Oireachtas Joint and Select Committees

Wednesday, 22 July 2015

Committee of Inquiry into the Banking Crisis

Nexus Phase

Mr. Fergus Murphy:

Senator the, the ... number of things there, assets and liabilities, so on the liabilities side of the balance sheet EBS, like other institutions, had become too dependent on wholesale and international funding. Again, just as I summarised quickly earlier on, in 1998 100% of the liability base of EBS was retail deposits. Retail deposits, typically, will stay with an organisation unless there's a significant issue with the organisation. That lack of stability in the liability base was a fundamental issue and that is similar to every other institution in Ireland and many abroad and it talks to the discussion we were having on ... having earlier on with Senator D'Arcy in terms of what was happening internationally. On the asset side of the balance sheet, again EBS had built that €1.7 billion of land and development and commercial property financing, which was too much for an organisation its size. It also had a commercial buy-to-let portfolio of about €500 million or so on top of that. It had entered into the tracker mortgage marketplace, in fairness not to the extent of some other institutions, it had a buy-to-let business and profile.

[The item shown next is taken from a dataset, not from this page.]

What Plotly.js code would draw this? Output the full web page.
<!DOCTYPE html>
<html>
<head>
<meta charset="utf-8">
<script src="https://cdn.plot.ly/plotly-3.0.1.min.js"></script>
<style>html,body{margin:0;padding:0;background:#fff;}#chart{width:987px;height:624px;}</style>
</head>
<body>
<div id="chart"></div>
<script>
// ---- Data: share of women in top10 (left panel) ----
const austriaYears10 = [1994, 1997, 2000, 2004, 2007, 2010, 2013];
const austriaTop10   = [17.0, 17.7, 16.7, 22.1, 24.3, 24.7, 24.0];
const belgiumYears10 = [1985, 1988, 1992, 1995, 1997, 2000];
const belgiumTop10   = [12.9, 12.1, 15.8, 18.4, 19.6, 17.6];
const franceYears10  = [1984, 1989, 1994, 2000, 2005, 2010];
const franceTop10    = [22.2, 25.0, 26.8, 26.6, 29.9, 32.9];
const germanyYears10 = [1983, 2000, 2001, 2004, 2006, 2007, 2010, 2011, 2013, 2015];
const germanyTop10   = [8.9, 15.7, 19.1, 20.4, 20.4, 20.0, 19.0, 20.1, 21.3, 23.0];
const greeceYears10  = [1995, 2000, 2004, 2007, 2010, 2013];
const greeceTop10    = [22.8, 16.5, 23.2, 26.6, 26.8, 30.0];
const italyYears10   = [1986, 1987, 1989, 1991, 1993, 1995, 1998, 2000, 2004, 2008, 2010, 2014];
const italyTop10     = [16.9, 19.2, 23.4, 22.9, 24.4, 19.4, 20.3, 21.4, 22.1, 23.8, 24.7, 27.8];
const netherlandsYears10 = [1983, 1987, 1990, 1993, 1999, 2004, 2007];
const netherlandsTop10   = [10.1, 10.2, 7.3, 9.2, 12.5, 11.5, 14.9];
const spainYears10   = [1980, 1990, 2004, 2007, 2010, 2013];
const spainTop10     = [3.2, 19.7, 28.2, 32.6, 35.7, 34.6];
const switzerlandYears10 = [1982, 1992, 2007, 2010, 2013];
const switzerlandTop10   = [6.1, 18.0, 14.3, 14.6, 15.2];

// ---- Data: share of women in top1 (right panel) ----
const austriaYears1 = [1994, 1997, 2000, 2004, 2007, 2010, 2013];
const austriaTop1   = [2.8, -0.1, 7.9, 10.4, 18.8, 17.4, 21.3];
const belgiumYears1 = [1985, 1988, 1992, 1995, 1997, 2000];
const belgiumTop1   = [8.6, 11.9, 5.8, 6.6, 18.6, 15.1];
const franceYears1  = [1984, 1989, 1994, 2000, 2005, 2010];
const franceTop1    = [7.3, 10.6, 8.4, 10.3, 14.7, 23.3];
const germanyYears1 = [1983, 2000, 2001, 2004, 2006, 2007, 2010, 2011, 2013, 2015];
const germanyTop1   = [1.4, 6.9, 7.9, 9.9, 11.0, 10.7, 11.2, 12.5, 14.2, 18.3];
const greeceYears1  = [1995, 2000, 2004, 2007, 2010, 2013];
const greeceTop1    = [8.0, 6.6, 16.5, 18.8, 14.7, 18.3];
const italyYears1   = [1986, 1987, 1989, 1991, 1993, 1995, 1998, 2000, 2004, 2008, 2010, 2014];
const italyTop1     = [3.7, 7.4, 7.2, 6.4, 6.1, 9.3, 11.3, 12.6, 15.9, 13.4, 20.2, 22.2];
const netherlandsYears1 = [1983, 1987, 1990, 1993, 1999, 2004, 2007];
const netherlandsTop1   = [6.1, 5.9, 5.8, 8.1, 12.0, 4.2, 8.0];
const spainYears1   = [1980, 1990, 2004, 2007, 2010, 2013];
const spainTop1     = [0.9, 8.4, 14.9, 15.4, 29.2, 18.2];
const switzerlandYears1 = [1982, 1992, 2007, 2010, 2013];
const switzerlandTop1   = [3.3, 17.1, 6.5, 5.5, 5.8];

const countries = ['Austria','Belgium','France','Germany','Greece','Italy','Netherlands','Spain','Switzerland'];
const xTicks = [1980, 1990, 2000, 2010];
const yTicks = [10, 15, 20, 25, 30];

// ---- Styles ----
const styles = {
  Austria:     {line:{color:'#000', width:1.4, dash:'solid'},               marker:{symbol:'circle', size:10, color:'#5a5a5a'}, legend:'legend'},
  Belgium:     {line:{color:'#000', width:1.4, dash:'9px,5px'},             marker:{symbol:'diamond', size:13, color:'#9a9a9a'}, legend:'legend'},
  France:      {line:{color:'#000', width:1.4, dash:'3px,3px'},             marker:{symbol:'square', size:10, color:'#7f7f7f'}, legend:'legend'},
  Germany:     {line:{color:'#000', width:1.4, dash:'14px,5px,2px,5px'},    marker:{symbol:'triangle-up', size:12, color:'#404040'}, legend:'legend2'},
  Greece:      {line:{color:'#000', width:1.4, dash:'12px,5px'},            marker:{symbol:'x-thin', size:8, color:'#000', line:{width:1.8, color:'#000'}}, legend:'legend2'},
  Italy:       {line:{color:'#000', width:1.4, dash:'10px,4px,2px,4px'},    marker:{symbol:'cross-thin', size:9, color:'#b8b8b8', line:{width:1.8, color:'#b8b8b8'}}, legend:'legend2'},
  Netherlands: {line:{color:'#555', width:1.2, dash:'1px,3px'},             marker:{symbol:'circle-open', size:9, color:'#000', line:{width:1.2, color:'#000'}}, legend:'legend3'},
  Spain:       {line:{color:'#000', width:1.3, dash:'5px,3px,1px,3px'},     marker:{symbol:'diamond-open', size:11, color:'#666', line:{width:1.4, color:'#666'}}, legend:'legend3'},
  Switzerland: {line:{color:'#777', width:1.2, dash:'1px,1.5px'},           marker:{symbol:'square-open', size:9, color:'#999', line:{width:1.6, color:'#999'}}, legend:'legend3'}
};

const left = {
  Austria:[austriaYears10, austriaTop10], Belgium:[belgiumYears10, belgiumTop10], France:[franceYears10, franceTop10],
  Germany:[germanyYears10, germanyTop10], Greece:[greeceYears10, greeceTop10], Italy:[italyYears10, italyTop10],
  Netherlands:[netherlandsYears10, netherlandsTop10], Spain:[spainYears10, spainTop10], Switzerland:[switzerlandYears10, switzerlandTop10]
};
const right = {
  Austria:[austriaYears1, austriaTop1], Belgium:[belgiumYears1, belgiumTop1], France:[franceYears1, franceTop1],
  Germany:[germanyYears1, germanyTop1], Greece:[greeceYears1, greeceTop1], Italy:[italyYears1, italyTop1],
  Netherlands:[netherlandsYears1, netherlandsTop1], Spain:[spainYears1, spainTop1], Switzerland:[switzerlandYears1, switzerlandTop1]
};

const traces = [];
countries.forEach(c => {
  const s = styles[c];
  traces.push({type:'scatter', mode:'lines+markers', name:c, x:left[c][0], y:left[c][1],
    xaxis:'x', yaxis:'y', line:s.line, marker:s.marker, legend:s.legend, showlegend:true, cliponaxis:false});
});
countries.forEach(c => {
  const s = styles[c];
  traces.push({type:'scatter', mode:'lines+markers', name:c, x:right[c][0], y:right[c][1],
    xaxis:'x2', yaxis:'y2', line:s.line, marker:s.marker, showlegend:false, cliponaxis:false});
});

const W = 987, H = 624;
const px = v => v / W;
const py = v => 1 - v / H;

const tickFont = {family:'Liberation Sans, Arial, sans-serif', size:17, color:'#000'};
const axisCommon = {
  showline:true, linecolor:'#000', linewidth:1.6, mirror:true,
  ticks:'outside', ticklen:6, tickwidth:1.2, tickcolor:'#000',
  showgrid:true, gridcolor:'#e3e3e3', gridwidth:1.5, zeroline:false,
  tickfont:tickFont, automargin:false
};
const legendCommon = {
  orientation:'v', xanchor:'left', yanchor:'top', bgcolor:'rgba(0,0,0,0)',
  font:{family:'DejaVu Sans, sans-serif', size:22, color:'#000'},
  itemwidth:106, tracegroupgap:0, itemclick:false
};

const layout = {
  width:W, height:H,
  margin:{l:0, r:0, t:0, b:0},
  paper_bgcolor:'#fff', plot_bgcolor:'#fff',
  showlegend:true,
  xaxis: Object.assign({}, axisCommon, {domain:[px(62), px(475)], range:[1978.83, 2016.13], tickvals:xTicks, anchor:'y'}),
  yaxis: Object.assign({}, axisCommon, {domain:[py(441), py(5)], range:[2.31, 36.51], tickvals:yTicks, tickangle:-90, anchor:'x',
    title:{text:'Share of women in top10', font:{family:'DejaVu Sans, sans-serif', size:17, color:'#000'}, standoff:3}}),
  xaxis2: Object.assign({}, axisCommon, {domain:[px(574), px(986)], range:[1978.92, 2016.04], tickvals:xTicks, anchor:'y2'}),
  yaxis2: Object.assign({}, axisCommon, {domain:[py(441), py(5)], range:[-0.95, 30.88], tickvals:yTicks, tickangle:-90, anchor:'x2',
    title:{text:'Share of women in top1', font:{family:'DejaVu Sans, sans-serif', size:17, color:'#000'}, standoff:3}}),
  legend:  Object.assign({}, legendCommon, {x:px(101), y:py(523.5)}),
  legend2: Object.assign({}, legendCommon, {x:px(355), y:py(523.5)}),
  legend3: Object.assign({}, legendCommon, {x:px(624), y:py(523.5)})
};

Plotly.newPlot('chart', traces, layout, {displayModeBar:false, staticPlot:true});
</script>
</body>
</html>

And so therefore the riskiness and the growth of the asset side of the balance sheet and the riskiness of it in the context of its components, was not suitable to a building society which should, at its very heart and ethos, be very conservative, prudential, given the fact that a building society, for example, can't raise capital in the same way as a bank can in the international markets and also the heritage and ethos and ownership. Being owned by members, you have a very special responsibility to stewardship the organisation in a conservative way.